Begin
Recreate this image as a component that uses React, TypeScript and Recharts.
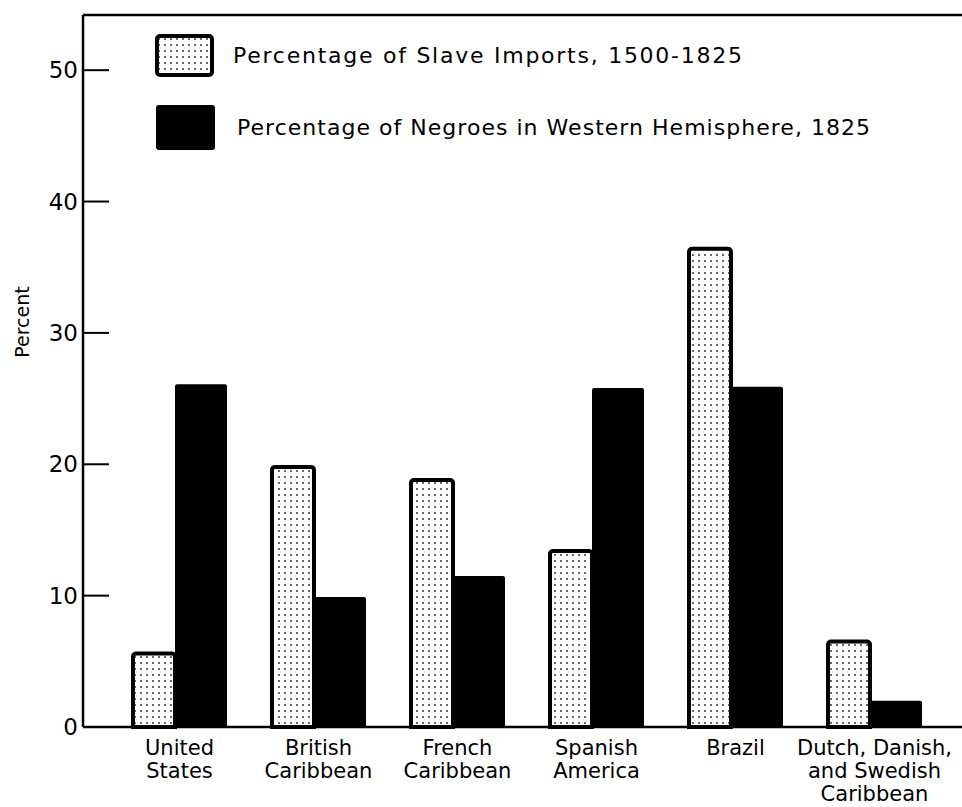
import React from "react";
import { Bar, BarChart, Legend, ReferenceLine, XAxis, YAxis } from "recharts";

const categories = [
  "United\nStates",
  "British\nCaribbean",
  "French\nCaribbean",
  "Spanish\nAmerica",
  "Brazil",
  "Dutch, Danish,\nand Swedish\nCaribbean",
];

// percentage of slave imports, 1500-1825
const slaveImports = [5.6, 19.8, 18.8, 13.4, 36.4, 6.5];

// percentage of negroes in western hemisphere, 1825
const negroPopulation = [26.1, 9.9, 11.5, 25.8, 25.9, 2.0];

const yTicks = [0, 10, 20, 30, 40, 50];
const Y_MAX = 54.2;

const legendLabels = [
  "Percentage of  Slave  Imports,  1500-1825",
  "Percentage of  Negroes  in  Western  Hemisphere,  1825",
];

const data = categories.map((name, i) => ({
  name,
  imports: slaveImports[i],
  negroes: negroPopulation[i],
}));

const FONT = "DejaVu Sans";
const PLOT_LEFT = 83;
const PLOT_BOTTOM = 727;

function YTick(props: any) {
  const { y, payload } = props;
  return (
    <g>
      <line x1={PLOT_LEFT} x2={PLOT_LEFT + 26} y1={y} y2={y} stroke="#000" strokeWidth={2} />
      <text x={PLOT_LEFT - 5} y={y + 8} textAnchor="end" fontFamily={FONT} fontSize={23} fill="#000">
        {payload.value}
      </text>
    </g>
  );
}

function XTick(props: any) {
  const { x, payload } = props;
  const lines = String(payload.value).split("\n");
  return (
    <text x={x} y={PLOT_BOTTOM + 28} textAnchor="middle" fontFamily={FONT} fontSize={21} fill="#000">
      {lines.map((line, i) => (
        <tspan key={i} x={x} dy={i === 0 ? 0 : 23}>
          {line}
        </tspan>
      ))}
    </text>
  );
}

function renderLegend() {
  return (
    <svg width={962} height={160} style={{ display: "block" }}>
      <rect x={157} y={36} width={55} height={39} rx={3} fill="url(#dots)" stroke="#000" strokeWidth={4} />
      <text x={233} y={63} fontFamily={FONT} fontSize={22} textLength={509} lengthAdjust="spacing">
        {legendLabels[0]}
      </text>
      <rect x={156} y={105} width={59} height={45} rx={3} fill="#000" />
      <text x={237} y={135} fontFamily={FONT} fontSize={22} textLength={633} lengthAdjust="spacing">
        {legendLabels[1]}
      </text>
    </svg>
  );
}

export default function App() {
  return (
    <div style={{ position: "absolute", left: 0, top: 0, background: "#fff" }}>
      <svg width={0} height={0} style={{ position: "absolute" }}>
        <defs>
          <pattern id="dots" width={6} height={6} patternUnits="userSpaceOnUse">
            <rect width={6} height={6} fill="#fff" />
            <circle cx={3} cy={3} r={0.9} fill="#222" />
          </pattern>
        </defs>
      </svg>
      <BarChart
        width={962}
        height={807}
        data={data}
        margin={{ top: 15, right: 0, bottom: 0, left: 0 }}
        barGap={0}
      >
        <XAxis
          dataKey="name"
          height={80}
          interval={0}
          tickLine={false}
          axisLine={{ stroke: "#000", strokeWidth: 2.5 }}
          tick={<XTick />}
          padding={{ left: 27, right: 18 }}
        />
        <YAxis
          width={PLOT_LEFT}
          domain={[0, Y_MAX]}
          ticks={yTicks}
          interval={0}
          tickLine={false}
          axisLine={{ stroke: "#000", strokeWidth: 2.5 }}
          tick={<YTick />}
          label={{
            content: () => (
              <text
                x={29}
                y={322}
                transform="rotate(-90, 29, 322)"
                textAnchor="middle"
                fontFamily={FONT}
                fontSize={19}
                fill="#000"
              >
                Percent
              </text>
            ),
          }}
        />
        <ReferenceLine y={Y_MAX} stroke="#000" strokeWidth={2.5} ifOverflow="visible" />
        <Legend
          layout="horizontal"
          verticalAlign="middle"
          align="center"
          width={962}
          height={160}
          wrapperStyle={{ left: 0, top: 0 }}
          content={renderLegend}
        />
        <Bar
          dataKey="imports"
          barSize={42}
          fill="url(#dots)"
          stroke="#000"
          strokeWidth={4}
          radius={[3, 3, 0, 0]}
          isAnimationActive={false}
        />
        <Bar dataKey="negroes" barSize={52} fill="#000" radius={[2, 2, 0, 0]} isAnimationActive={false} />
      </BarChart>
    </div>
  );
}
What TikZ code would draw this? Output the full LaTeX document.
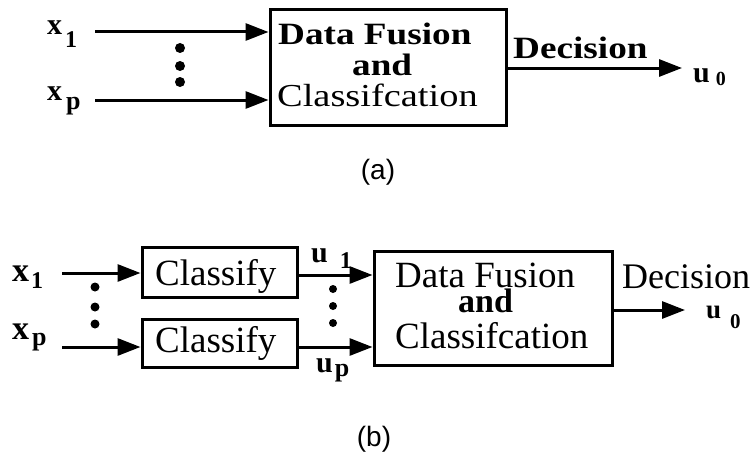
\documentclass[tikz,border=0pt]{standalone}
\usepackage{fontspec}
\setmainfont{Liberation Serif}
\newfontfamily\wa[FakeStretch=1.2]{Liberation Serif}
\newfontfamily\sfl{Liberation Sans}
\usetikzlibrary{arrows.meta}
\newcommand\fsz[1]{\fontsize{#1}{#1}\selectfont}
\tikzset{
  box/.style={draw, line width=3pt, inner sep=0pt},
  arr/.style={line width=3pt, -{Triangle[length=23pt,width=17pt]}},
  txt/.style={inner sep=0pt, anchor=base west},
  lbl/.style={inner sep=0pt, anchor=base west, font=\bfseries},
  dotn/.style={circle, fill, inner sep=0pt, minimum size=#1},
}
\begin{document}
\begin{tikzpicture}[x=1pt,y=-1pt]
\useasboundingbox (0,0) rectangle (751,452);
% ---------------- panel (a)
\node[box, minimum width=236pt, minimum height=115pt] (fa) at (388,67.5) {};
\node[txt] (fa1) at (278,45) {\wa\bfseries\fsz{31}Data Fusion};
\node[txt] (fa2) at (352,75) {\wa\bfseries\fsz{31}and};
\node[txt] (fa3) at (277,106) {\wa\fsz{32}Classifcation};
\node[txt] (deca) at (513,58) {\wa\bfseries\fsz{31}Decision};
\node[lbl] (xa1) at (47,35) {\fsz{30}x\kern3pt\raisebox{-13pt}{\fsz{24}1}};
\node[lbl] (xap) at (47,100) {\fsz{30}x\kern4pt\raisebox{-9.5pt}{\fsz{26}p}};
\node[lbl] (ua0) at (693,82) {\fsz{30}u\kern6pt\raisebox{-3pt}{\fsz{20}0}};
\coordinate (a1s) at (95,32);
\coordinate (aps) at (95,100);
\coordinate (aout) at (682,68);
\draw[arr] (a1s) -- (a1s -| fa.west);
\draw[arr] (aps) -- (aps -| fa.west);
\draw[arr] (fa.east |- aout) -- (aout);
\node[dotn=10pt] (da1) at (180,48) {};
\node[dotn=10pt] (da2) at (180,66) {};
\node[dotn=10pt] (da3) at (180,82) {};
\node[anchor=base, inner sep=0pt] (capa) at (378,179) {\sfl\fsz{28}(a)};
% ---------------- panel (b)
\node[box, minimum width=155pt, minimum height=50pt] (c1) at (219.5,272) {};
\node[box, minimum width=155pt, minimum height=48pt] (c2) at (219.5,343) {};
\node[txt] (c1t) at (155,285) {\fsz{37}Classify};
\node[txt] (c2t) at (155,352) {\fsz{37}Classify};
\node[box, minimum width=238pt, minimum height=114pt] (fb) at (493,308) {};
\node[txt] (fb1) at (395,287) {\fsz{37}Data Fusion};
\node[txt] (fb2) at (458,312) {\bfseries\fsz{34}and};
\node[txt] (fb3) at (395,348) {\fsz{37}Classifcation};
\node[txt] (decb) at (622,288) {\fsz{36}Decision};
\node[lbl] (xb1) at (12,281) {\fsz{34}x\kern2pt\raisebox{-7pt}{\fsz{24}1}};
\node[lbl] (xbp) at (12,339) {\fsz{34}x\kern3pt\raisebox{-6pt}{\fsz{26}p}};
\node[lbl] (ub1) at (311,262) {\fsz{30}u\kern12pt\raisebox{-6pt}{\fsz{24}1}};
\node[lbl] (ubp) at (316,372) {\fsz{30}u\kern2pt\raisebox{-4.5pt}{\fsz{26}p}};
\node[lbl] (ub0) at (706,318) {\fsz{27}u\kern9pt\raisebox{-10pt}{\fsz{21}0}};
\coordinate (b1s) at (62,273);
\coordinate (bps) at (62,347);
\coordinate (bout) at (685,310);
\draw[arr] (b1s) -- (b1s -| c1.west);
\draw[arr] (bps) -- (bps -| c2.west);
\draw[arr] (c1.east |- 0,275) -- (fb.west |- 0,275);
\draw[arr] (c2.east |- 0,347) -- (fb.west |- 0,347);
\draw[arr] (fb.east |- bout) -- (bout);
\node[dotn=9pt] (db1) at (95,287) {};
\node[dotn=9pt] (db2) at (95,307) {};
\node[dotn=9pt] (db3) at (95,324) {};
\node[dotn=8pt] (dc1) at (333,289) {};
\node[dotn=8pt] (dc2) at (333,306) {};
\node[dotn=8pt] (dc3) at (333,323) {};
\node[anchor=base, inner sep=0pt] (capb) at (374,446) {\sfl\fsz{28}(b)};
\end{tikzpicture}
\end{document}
End
Leave out any pictures, please, and quote only the lines from the top of the data through the line that contains "ReferenceLine, XAxis, YAxis".

→ Answer to the exercise:
Recreate this image as a component that uses React, TypeScript and Recharts.
import React from "react";
import { Bar, BarChart, Legend, ReferenceLine, XAxis, YAxis } from "recharts";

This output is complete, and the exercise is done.